** BEGIN **

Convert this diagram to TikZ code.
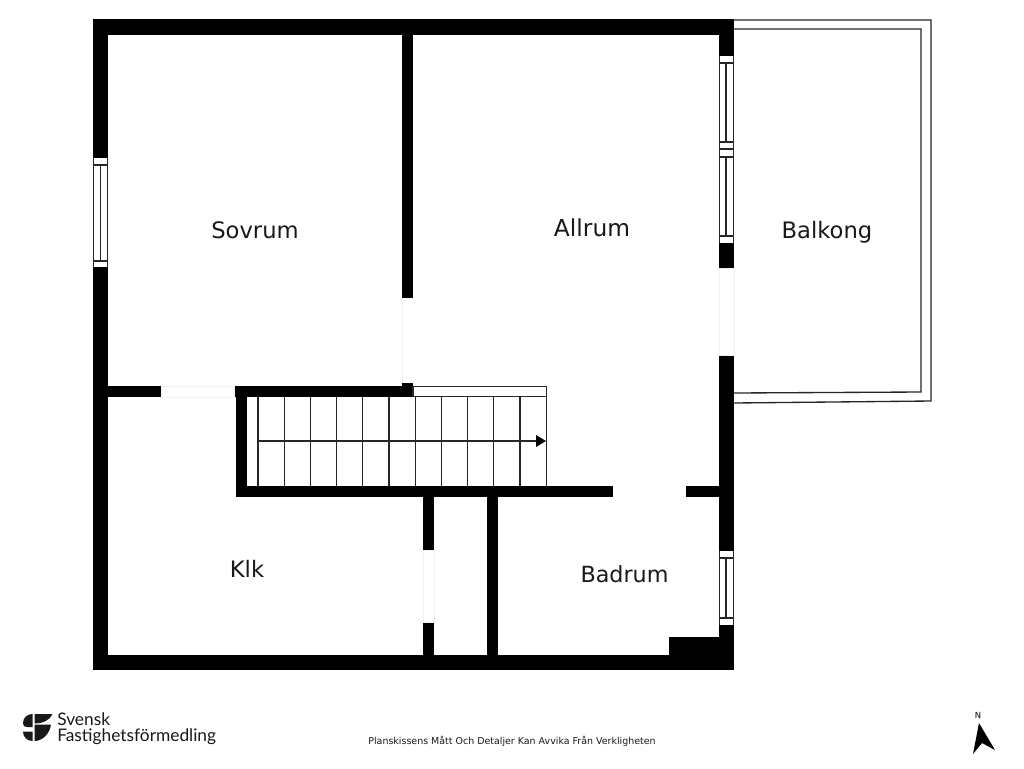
\documentclass[tikz,border=0pt]{standalone}
\usepackage{fontspec}
\setmainfont{DejaVu Sans}
\newfontfamily\logofont{Lato}

\begin{document}
\begin{tikzpicture}[x=0.75pt,y=-0.75pt]
        \tikzstyle{wall}=[fill=black,draw=none]
        \tikzstyle{thin line}=[draw=black!85,line width=0.8pt]
        \tikzstyle{pane}=[fill=white,draw=none]
        \tikzstyle{opening}=[draw=black!6,line width=0.5pt,fill=white]
        \tikzstyle{room}=[font=\fontsize{17}{20}\selectfont,text=black!90]
        \tikzstyle{logotext}=[font=\logofont\fontsize{13}{15}\selectfont,anchor=base west,inner sep=0pt,text=black!90]

        \useasboundingbox (0,0) rectangle (1024,768);
        \fill[white] (0,0) rectangle (1024,768);

        % Draw the balcony
        \draw[thin line,line width=1pt] (734,20) -- (931,20) -- (931,401) -- (734,403);
        \draw[thin line,line width=1pt] (734,29) -- (921,29) -- (921,392) -- (734,393);

        % Draw the outer walls
        \fill[wall] (93,19) rectangle (734,35);
        \fill[wall] (93,655) rectangle (734,670);
        \fill[wall] (93,19) rectangle (108,670);
        \fill[wall] (719,19) rectangle (734,268);
        \fill[wall] (719,355) rectangle (734,670);
        \fill[wall] (669,637) rectangle (719,655);

        % Draw the inner walls
        \fill[wall] (402,35) rectangle (413,298);
        \fill[wall] (108,386) rectangle (161,397);
        \fill[wall] (234,386) rectangle (413,397);
        \fill[wall] (402,383) rectangle (413,386);
        \fill[wall] (236,397) rectangle (247,497);
        \fill[wall] (236,486) rectangle (613,497);
        \fill[wall] (686,486) rectangle (719,497);
        \fill[wall] (423,497) rectangle (434,550);
        \fill[wall] (423,622) rectangle (434,655);
        \fill[wall] (487,497) rectangle (498,655);

        % Door openings
        \draw[opening] (161,386) rectangle (234,397);
        \draw[opening] (423,550) rectangle (434,622);
        \draw[opening] (719,268) rectangle (734,355);
        \draw[black!6,line width=0.5pt] (402.5,298) -- (402.5,383);

        % Windows
        \fill[pane] (93,158) rectangle (108,267);
        \draw[thin line] (93.5,158) -- (93.5,267);
        \draw[thin line] (107.5,158) -- (107.5,267);
        \draw[thin line] (93,165) -- (108,165);
        \draw[thin line] (93,261) -- (108,261);
        \draw[thin line] (100.5,165) -- (100.5,261);

        \fill[pane] (719,56) rectangle (734,243);
        \draw[thin line] (719.5,56) -- (719.5,243);
        \draw[thin line] (733.5,56) -- (733.5,243);
        \foreach \y in {63,142,149,157,236}
            \draw[thin line] (719,\y) -- (734,\y);
        \draw[thin line] (726,63) -- (726,142);
        \draw[thin line] (726,157) -- (726,236);

        \fill[pane] (719,551) rectangle (734,625);
        \draw[thin line] (719.5,551) -- (719.5,625);
        \draw[thin line] (733.5,551) -- (733.5,625);
        \foreach \y in {558,618}
            \draw[thin line] (719,\y) -- (734,\y);
        \draw[thin line] (726,558) -- (726,618);

        % Draw the stairs
        \draw[thin line,fill=white] (413,386.5) rectangle (546.5,396.5);
        \foreach \tread in {0,...,11}
            \draw[thin line] (258+26.2*\tread,397) -- (258+26.2*\tread,486);
        \draw[thin line] (258,441) -- (536,441);
        \fill[black] (536,435) -- (546,441) -- (536,447) -- cycle;

        % Room names
        \node[room] (sovrum) at (255,230) {Sovrum};
        \node[room,font=\fontsize{17.5}{21}\selectfont] (allrum) at (592,228) {Allrum};
        \node[room] (balkong) at (827,232.5) {Balkong};
        \node[room] (klk) at (247,569) {Klk};
        \node[room,font=\fontsize{16.7}{20}\selectfont] (badrum) at (624.5,574) {Badrum};

        \node[font=\fontsize{7.1}{9}\selectfont,text=black!90] (disclaimer) at (512,741.5)
            {Planskissens Mått Och Detaljer Kan Avvika Från Verkligheten};

        % Logo
        \node[logotext] (svensk) at (57,725) {Svensk};
        \node[logotext] (fastighets) at (57,741.5) {Fastighetsförmedling};
        \fill[black!90] (32.5,714) .. controls (27,714) and (23,718) .. (23,723)
            .. controls (23,726) and (24,727) .. (27,727) -- (32.5,727) -- cycle;
        \fill[black!90] (34.5,714) -- (52.5,714) .. controls (50,720) and (43,723.5) .. (34.5,723.5) -- cycle;
        \fill[black!90] (34.5,724.5) -- (51,724.5) .. controls (50,733) and (43,741) .. (34.5,741) -- cycle;
        \fill[black!90] (23,731.5) -- (32.5,731.5) -- (32.5,741) .. controls (27,741) and (23,737) .. (23,731.5) -- cycle;

        % North arrow
        \node[font=\fontsize{6.3}{8}\selectfont,inner sep=0pt] (north) at (978,715.5) {N};
        \fill[black] (979,723) -- (995,750) -- (982,743) -- (973,754) -- cycle;
\end{tikzpicture}
\end{document}
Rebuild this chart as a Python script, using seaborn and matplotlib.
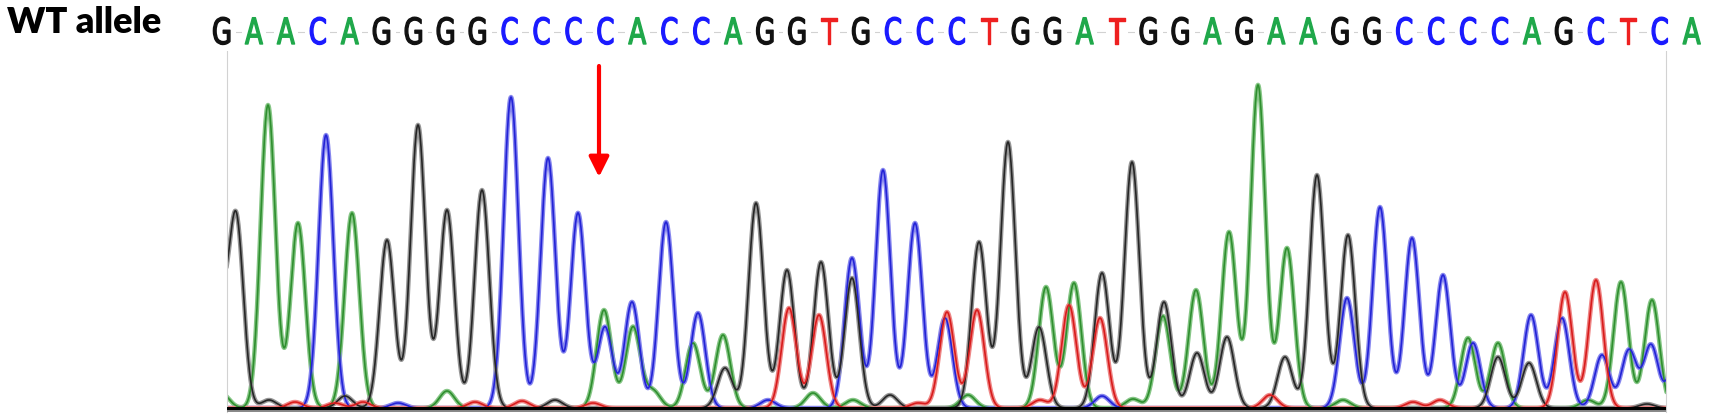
import numpy as np
import pandas as pd
import matplotlib
matplotlib.use("Agg")
import matplotlib.pyplot as plt
import matplotlib.patheffects as pe
import seaborn as sns
from matplotlib.transforms import Affine2D

# base calls printed above the trace
bases = list("GAACAGGGGCCCCACCAGGTGCCCTGGATGGAGAAGGCCCCAGCTCA")

# peak centres (scan position) and heights, one pair of lists per dye channel
a_pos = [222, 268, 298, 352, 447, 604, 633, 653, 693, 723, 813, 853, 968, 1046, 1074,
         1133, 1163, 1196, 1229, 1258, 1287, 1343, 1468, 1498, 1588, 1621, 1652]
a_height = [14, 303, 185, 195, 17, 98, 81, 17, 65, 73, 15, 8, 13, 121, 125,
            9, 92, 118, 176, 323, 160, 8, 70, 65, 8, 126, 108]

c_pos = [326, 398, 511, 548, 578, 605, 632, 666, 698, 768, 852, 883, 915, 945, 1102,
         1347, 1380, 1412, 1443, 1473, 1531, 1562, 1602, 1629, 1651, 1676]
c_height = [273, 5, 311, 250, 195, 81, 106, 186, 95, 8, 150, 238, 185, 90, 12,
            110, 201, 170, 133, 65, 93, 90, 53, 58, 63, 50]

g_pos = [218, 236, 269, 345, 387, 418, 447, 482, 555, 725, 756, 787, 821, 852, 890,
         979, 1008, 1039, 1102, 1132, 1164, 1197, 1227, 1285, 1317, 1348, 1498, 1529, 1647]
g_height = [110, 191, 8, 12, 168, 283, 198, 218, 8, 40, 205, 138, 146, 130, 13,
            166, 266, 81, 135, 246, 106, 55, 71, 51, 233, 173, 51, 45, 4]

t_pos = [295, 335, 363, 475, 522, 593, 789, 819, 918, 947, 977, 1040, 1069, 1100,
         1270, 1413, 1440, 1565, 1596]
t_height = [6, 5, 6, 6, 7, 5, 100, 93, 5, 96, 98, 8, 103, 90,
            13, 6, 8, 116, 128]

# mutation site marker
arrow_pos = 599
arrow_top, arrow_tip = 342, 231

peak_width = 7.4
core_colors = {"A": "#2f8f2f", "C": "#2323d6", "G": "#262626", "T": "#d81c1c"}
halo_colors = {"A": "#86c686", "C": "#8686ee", "G": "#969696", "T": "#ee8686"}
letter_colors = {"A": "#1fa84a", "C": "#1a1aff", "G": "#111111", "T": "#ee2020"}


class Squeeze(pe.AbstractPathEffect):
    """Draw glyphs narrower (and a little heavier) around a fixed x pixel."""

    def __init__(self, cx, sx=0.72, stroke=1.0):
        super().__init__()
        self.cx, self.sx, self.stroke = cx, sx, stroke

    def draw_path(self, renderer, gc, tpath, affine, rgbFace=None):
        squeeze = Affine2D().translate(-self.cx, 0).scale(self.sx, 1).translate(self.cx, 0)
        gc0 = renderer.new_gc()
        gc0.copy_properties(gc)
        gc0.set_linewidth(self.stroke)
        gc0.set_foreground(rgbFace)
        renderer.draw_path(gc0, tpath, affine + squeeze, rgbFace)
        gc0.restore()


peaks = {"A": (a_pos, a_height), "C": (c_pos, c_height),
         "G": (g_pos, g_height), "T": (t_pos, t_height)}

scan = np.arange(200, 1700, 0.5)
frames = []
for base, (pos, height) in peaks.items():
    signal = np.zeros_like(scan)
    for p, h in zip(pos, height):
        signal += h * np.exp(-((scan - p) ** 2) / (2 * peak_width ** 2))
    frames.append(pd.DataFrame({"scan": scan, "signal": signal, "base": base}))
traces = pd.concat(frames, ignore_index=True)

sns.set_style("white")
W, H = 1713, 419
fig = plt.figure(figsize=(W / 100, H / 100), dpi=100)
ax = fig.add_axes([227 / W, 7 / H, (1666 - 227) / W, (412 - 32) / H])

sns.lineplot(data=traces, x="scan", y="signal", hue="base", palette=halo_colors,
             estimator=None, sort=False, legend=False, lw=3.2, ax=ax)
sns.lineplot(data=traces, x="scan", y="signal", hue="base", palette=core_colors,
             estimator=None, sort=False, legend=False, lw=1.2, ax=ax)

ax.set_xlim(227, 1666)
ax.set_ylim(-4, 376)
ax.set_xlabel("")
ax.set_ylabel("")
ax.set_xticks([])
ax.set_yticks([])
for side in ["top", "left", "right"]:
    ax.spines[side].set_color("#d2d2d2")
    ax.spines[side].set_linewidth(0.8)
ax.spines["bottom"].set_visible(False)

# baseline
ax.axhline(-2.6, color="#8a8a8a", lw=1.6, zorder=5)
ax.axhline(0, color="black", lw=2.2, zorder=6)

# base calls
step = 31.95
for i, b in enumerate(bases):
    col = letter_colors[b]
    x = 222 + i * step
    cx = ax.transData.transform((x, 0))[0]
    ax.text(x, 364, b, color=col, ha="center", va="baseline",
            fontsize=26, family="DejaVu Sans", clip_on=False, zorder=10,
            bbox=dict(facecolor="white", edgecolor="none", pad=0),
            path_effects=[Squeeze(cx)])

ax.annotate("", xy=(arrow_pos, arrow_tip), xytext=(arrow_pos, arrow_top),
            arrowprops=dict(arrowstyle="-|>,head_length=1.2,head_width=0.6",
                            color="#ff0000", lw=3.0, shrinkA=0, shrinkB=0),
            zorder=12)

fig.text(7 / W, 1 - 33 / H, "WT allele", fontsize=26, fontweight="heavy", color="black",
         family=["Lato", "DejaVu Sans"], ha="left", va="baseline")

fig.savefig("out.png", dpi=100)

** END **

SET PROBLEM:
List the lines that contain the word "this".

EXERCISE RESULT:
Convert this diagram to TikZ code.
Rebuild this chart as a Python script, using seaborn and matplotlib.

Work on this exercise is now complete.